SURELY, the greatest creation of human civilisation is the human individual. To own one’s own life, freed from the unyielding obligations of family, tribe and nation, is a relatively new human experience. For most of human history, human experience has been overwhelmingly collective. For millennia, tradition has dictated practically every aspect of our lives. Our ways were expected to be the ways of our ancestors – and, if they weren’t, then the people who mattered would want to know why.

The people who mattered: emperors, kings, warlords, popes; they were the only people who could aspire to the luxury of individualism. Their power and their wealth provided them with the mental and physical space to conceive of themselves as unique beings in time. Beings whose features, words and deeds could live on long after they were dead.

The words of the mythical Irish hero, Cuchulainn, sum up the proposition neatly: “I care not if I live but a night and a day, so long as my deeds live after me.”

What was it, then, that allowed ordinary people to find the space and time to conceive of themselves as something more than someone’s son or daughter, a member of a tribe, the subject of a king? The answer is, of course, the city. From the earliest times, cities have served as the crucibles of individualism. They are also the birthplaces of the essential quality that makes selfhood possible: liberty.
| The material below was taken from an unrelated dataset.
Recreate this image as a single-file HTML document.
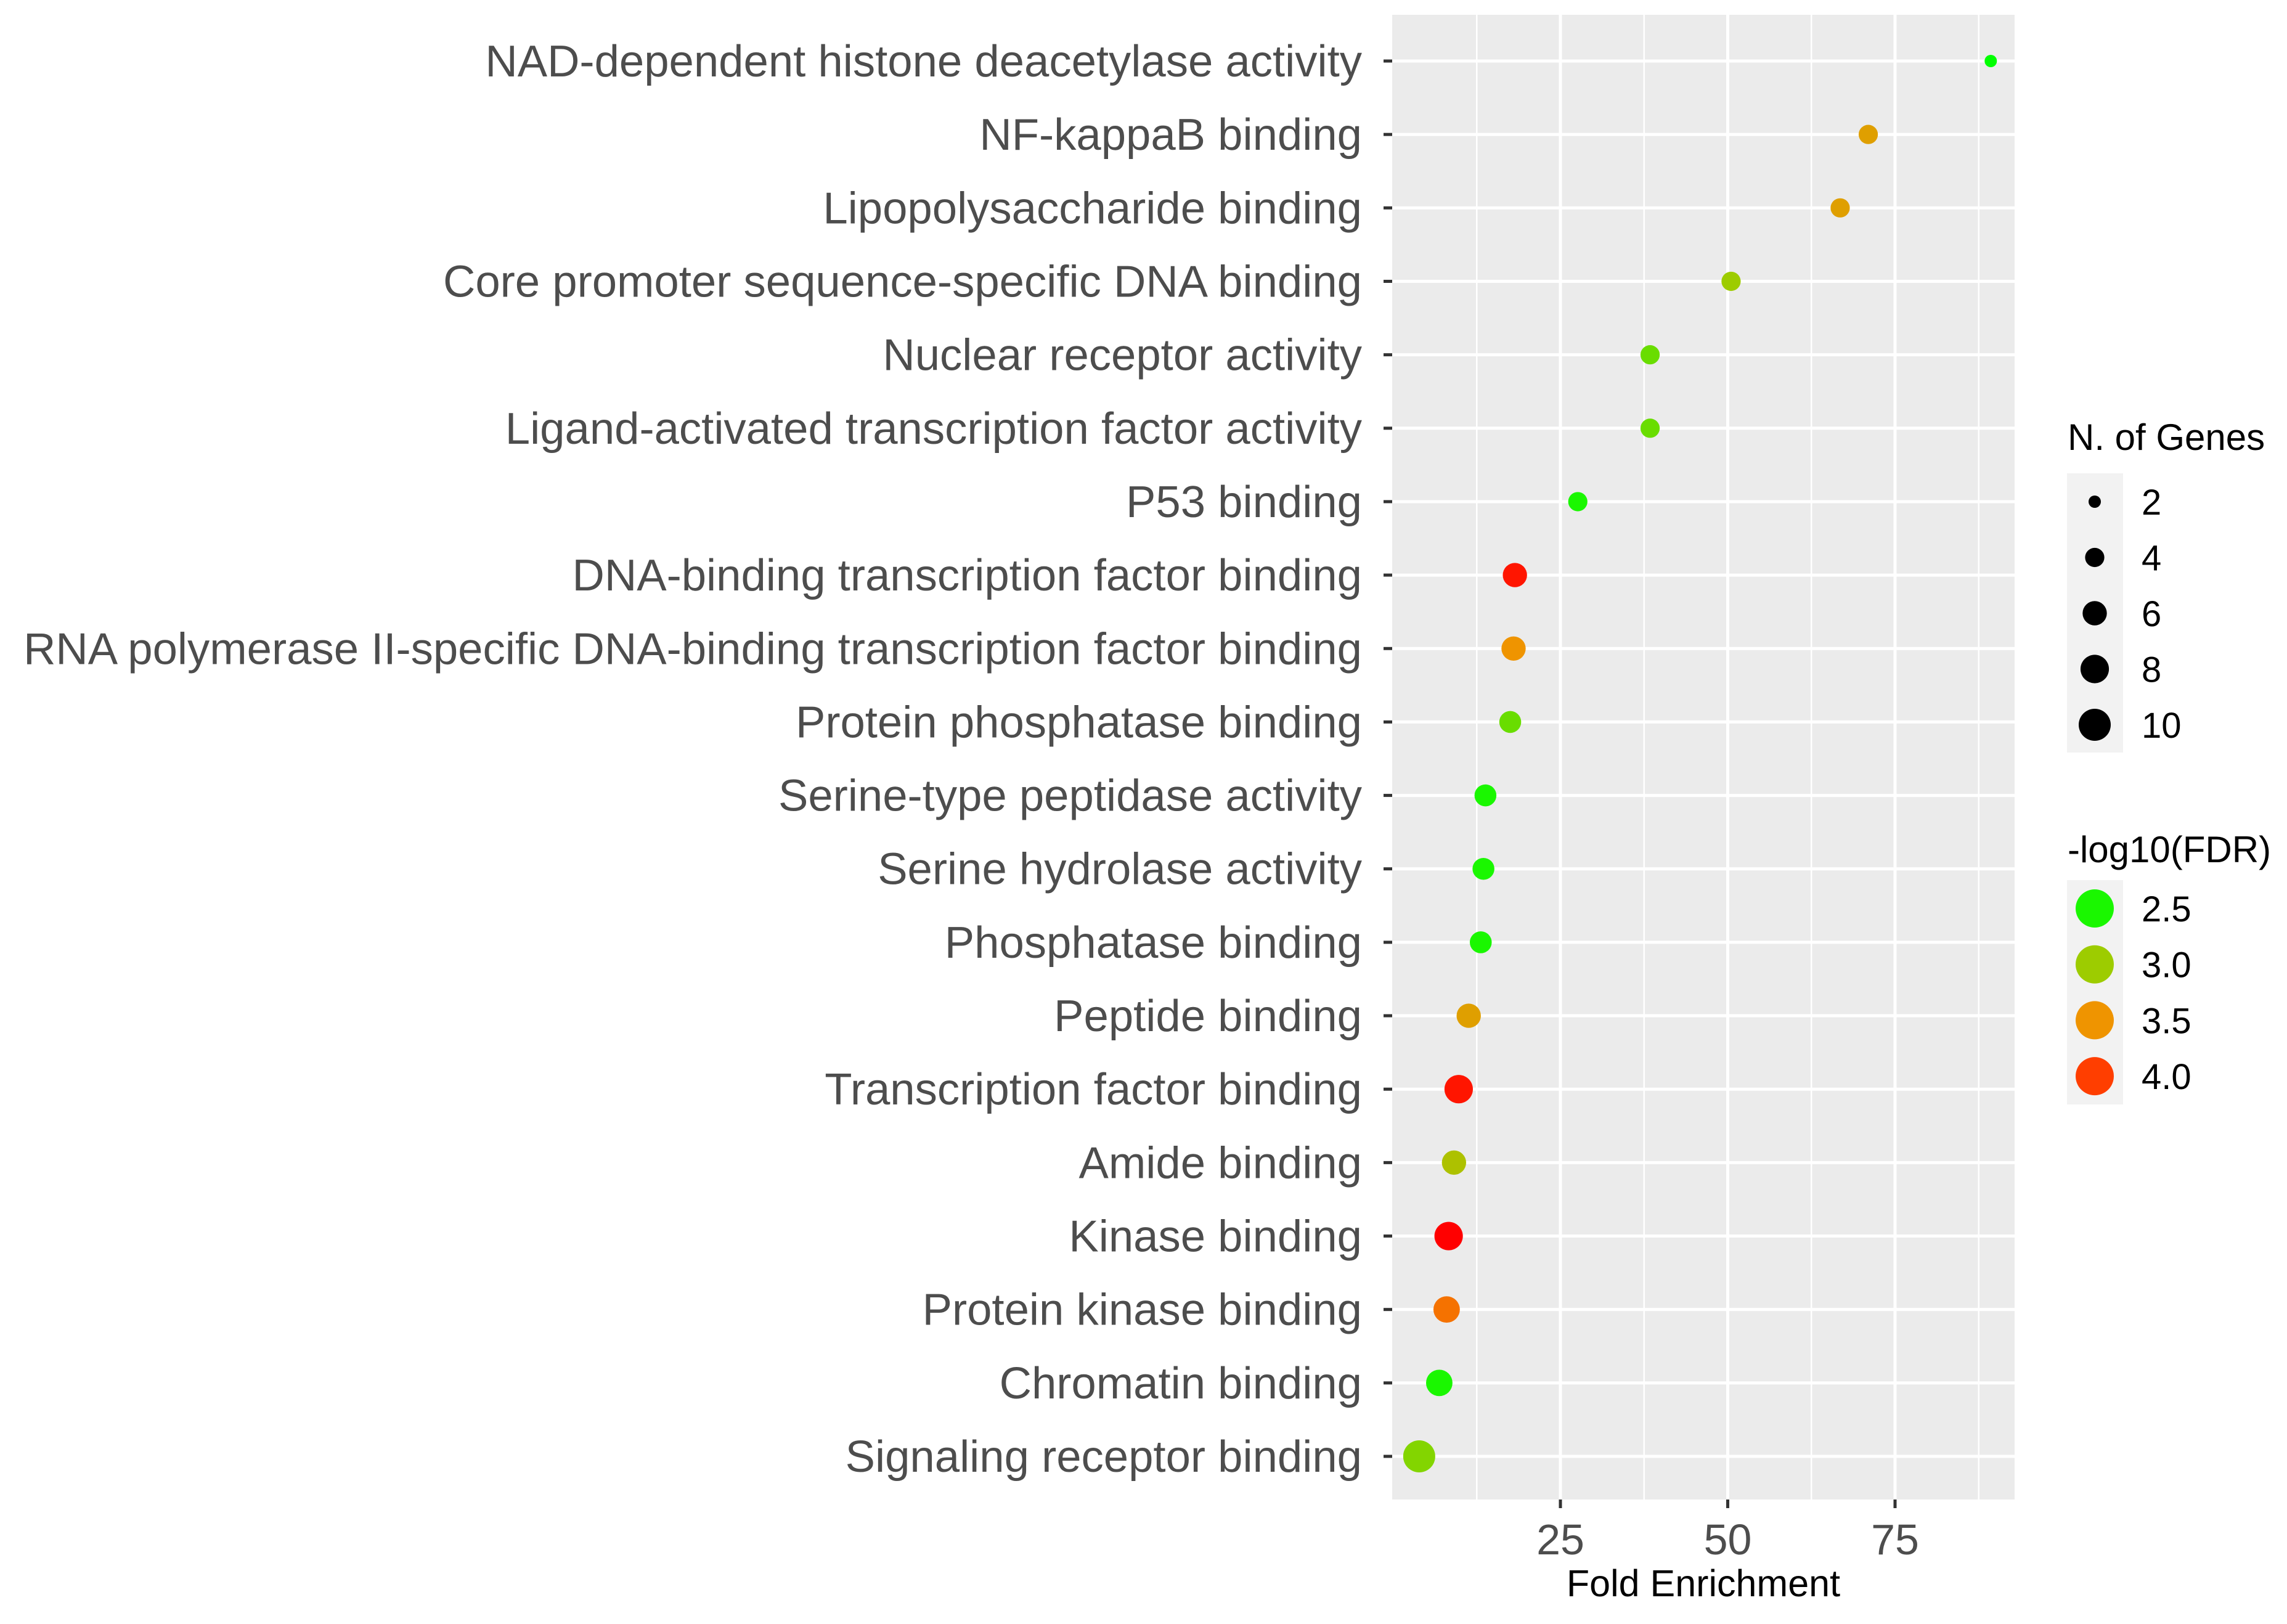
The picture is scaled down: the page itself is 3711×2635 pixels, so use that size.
<!DOCTYPE html>
<html><head><meta charset="utf-8"><style>html,body{margin:0;padding:0;background:#fff}svg{display:block}text{font-family:"Liberation Sans",sans-serif}</style></head>
<body>
<svg id="chart" width="3711" height="2635" viewBox="0 0 3711 2635" xmlns="http://www.w3.org/2000/svg">
<rect x="2259" y="24" width="1010" height="2409" fill="#ebebeb"/>
<g id="grid"></g><g id="ylab"></g><g id="xax"></g><g id="pts"></g>
<text x="2764" y="2590" font-size="61" text-anchor="middle" fill="#000">Fold Enrichment</text>
<g id="legend"></g>
</svg>
<script>
const terms=["NAD-dependent histone deacetylase activity","NF-kappaB binding","Lipopolysaccharide binding","Core promoter sequence-specific DNA binding","Nuclear receptor activity","Ligand-activated transcription factor activity","P53 binding","DNA-binding transcription factor binding","RNA polymerase II-specific DNA-binding transcription factor binding","Protein phosphatase binding","Serine-type peptidase activity","Serine hydrolase activity","Phosphatase binding","Peptide binding","Transcription factor binding","Amide binding","Kinase binding","Protein kinase binding","Chromatin binding","Signaling receptor binding"];
const fold=[89.3,71,66.8,50.5,38.4,38.4,27.6,18.2,18,17.5,13.8,13.5,13.1,11.3,9.8,9.1,8.3,8,6.9,3.9];
const genes=[2,4,4,4,4,4,4,6,6,5,5,5,5,6,8,6,8,7,7,10];
const fdr=[2.4,3.4,3.4,3.0,2.8,2.8,2.5,4.2,3.5,2.8,2.5,2.5,2.5,3.4,4.2,3.1,4.3,3.7,2.5,2.9];
const xTicks=[25,50,75];
const sizeLegend=[2,4,6,8,10];
const colorLegend=[2.5,3.0,3.5,4.0];
const NS="http://www.w3.org/2000/svg";
const X0=2259,X1=3269;
function xs(v){return 2532+(v-25)*(3075-2532)/50;}
function ys(i){return 99+i*(2363-99)/19;}
function rs(n){return Math.sqrt(72*n-44);}
const stops=[[2.4,[0,255,0]],[3.0,[157,204,0]],[3.5,[239,148,0]],[4.0,[255,62,0]],[4.3,[255,0,0]]];
function col(v){if(v<=stops[0][0])return 'rgb(0,255,0)';for(let i=1;i<stops.length;i++){if(v<=stops[i][0]){const a=stops[i-1],b=stops[i],t=(v-a[0])/(b[0]-a[0]);const c=a[1].map((q,k)=>Math.round(q+(b[1][k]-q)*t));return 'rgb('+c.join(',')+')';}}return 'rgb(255,0,0)';}
function el(t,a,p){const e=document.createElementNS(NS,t);for(const k in a)e.setAttribute(k,a[k]);p.appendChild(e);return e;}
const grid=document.getElementById('grid');
for(let v=12.5;v<93;v+=25){const g=el('line',{x1:xs(v),x2:xs(v),y1:24,y2:2433,stroke:'#fff','stroke-width':2.5},grid);

}
xTicks.forEach(v=>{const g=el('line',{x1:xs(v),x2:xs(v),y1:24,y2:2433,stroke:'#fff','stroke-width':5},grid);


const t=el('line',{x1:xs(v),x2:xs(v),y1:2433,y2:2447,stroke:'#333','stroke-width':5},document.getElementById('xax'));


const l=el('text',{x:xs(v),y:2522,'font-size':70,'text-anchor':'middle',fill:'#4d4d4d'},document.getElementById('xax'));
l.textContent=v;

});
terms.forEach((t,i)=>{const y=ys(i);
const g=el('line',{x1:X0,x2:X1,y1:y,y2:y,stroke:'#fff','stroke-width':5},grid);


const tk=el('line',{x1:2245,x2:2259,y1:y,y2:y,stroke:'#333','stroke-width':5},document.getElementById('ylab'));


const l=el('text',{x:2210,y:y+25,'font-size':72.5,'text-anchor':'end',fill:'#4d4d4d'},document.getElementById('ylab'));
l.textContent=t;


const c=el('circle',{cx:xs(fold[i]),cy:y,r:rs(genes[i]),fill:col(fdr[i])},document.getElementById('pts'));

});
const lg=document.getElementById('legend');
let t1=el('text',{x:3355,y:730,'font-size':60,fill:'#000'},lg);t1.textContent='N. of Genes';


let b1=el('rect',{x:3354,y:768,width:91,height:453,fill:'#f2f2f2'},lg);


sizeLegend.forEach((n,i)=>{const y=814+i*90.5;
const c=el('circle',{cx:3399,cy:y,r:rs(n),fill:'#000'},lg);


const l=el('text',{x:3475,y:y+21,'font-size':58,fill:'#000'},lg);l.textContent=n;

});
let t2=el('text',{x:3355,y:1399,'font-size':60,fill:'#000'},lg);t2.textContent='-log10(FDR)';


let b2=el('rect',{x:3354,y:1428,width:91,height:364,fill:'#f2f2f2'},lg);


colorLegend.forEach((v,i)=>{const y=1474+i*90.7;
const c=el('circle',{cx:3399,cy:y,r:31,fill:col(v)},lg);


const l=el('text',{x:3475,y:y+21,'font-size':58,fill:'#000'},lg);l.textContent=v.toFixed(1);

});
</script>
</body></html>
Not by accident did the Middle Ages produce the saying: “City air makes you free.” If a serf was able to evade his obligations to his feudal lord by living within the boundaries of a town or city for a year and a day, then he was declared a free man. That freedom to make of oneself what one pleases is crucial. It is difficult to be an individual in chains.

Cities are also – and not surprisingly – the birthplaces of democracy. The sheer diversity that existed within a city’s walls: the vast number of tradespeople and specialists who lived there; and the markets which these successful individuals created, regulated and supplied; all were allergic to tyranny. It is difficult to make money with someone looking over your shoulder.
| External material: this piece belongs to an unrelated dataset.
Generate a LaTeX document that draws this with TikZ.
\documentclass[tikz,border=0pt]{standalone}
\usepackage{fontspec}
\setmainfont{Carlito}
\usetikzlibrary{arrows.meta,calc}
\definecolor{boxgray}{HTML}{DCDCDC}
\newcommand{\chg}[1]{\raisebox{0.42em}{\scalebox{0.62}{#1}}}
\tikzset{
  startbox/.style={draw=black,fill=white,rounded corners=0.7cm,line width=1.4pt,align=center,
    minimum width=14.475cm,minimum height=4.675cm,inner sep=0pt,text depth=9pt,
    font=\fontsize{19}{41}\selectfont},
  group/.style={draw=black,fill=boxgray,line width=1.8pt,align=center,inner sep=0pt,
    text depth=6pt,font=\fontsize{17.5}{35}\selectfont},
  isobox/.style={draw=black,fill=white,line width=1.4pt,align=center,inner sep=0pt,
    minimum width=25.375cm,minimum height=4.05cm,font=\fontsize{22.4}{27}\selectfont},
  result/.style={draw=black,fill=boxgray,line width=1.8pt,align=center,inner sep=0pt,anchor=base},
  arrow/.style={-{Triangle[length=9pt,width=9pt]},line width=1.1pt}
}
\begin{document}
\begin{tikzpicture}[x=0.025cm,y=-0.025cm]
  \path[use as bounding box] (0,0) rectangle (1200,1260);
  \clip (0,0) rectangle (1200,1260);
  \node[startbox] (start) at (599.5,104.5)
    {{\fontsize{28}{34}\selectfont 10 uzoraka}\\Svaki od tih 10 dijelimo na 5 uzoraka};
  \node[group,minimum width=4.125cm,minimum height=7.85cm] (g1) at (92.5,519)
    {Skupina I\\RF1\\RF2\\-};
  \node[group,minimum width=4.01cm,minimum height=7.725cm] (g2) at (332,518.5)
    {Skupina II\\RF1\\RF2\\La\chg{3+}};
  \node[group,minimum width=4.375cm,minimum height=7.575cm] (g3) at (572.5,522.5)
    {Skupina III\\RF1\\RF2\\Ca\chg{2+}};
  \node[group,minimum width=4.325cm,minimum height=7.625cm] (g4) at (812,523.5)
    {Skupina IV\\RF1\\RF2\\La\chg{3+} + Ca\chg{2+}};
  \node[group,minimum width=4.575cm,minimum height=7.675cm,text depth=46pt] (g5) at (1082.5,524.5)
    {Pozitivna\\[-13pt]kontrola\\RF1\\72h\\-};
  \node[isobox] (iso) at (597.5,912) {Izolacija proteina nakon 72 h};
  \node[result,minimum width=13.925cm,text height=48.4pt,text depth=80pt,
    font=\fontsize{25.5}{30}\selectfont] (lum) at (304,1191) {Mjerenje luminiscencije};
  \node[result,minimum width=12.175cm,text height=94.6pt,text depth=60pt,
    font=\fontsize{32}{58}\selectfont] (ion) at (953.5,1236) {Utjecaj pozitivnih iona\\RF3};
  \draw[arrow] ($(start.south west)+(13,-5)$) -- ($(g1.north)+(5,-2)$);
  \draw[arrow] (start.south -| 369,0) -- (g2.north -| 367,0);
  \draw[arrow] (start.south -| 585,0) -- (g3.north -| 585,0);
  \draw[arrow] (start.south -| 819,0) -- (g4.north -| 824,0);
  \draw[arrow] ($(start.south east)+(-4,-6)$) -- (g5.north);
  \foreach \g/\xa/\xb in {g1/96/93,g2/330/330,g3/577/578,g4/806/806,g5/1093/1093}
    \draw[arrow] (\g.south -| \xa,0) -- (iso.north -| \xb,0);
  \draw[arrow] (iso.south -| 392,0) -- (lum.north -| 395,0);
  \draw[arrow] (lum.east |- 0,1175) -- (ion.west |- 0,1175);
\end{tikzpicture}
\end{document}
Indeed, economic historian, Jeremy Black, pondering why it was Great Britain rather than the larger and more prosperous France that kicked off the Industrial Revolution, contrasts the less centralised and more liberal government of the British Isles with the highly centralised and bureaucratic regime of the absolute Bourbon monarchs. To get a good idea financed and a working prototype designed and built in Great Britain was a matter of months, in France it could take years.

Capitalism, itself, represents the apotheosis of individualism. One has only to contemplate the extraordinarily eloquent photograph of the Victorian engineer, entrepreneur, and all-round industrial titan, Isambard Kingdom Brunel, to grasp the why and how of Bill Gates, Jeff Bezos and Mark Zuckerburg.

The individual as world-shaper: Isambard Kingdom Brunel.
But, the freedom to make a good idea pay must be buttressed by a great many other freedoms. The individual must be free to think, to speak, to write, and to publish her thoughts. She must be free to come together with like-minded individuals in pursuit of a common purpose. Most crucially, she must be free to participate in the making of the laws by which her life is both protected and constrained, and be confident that those laws will be applied, and enforced, without fear or favour – to everyone.

Cities, liberty, capitalism, liberal democracy, the Rule of Law: all of these have played a part in the emergence of the individual. Indeed, the history of the last three centuries has been the history of individualism’s relentless demographic expansion: from the rulers’ dreams of immortality; to the craftspeople and merchants who turned muck into brass; to the industrial workers who demanded, with unrelenting energy, a fair share of the wealth their own blood, toil, tears and sweat was creating.

The great irony of individualism is that the nearer humanity comes to the point where every person can make their own life, the more doubtful many intellectuals become of its merit. But, before embracing the moral oblivion of collective identity; and the strictures of tribal tradition, they should ask themselves this question:

How long could I be happy in a house without windows, doors … or mirrors?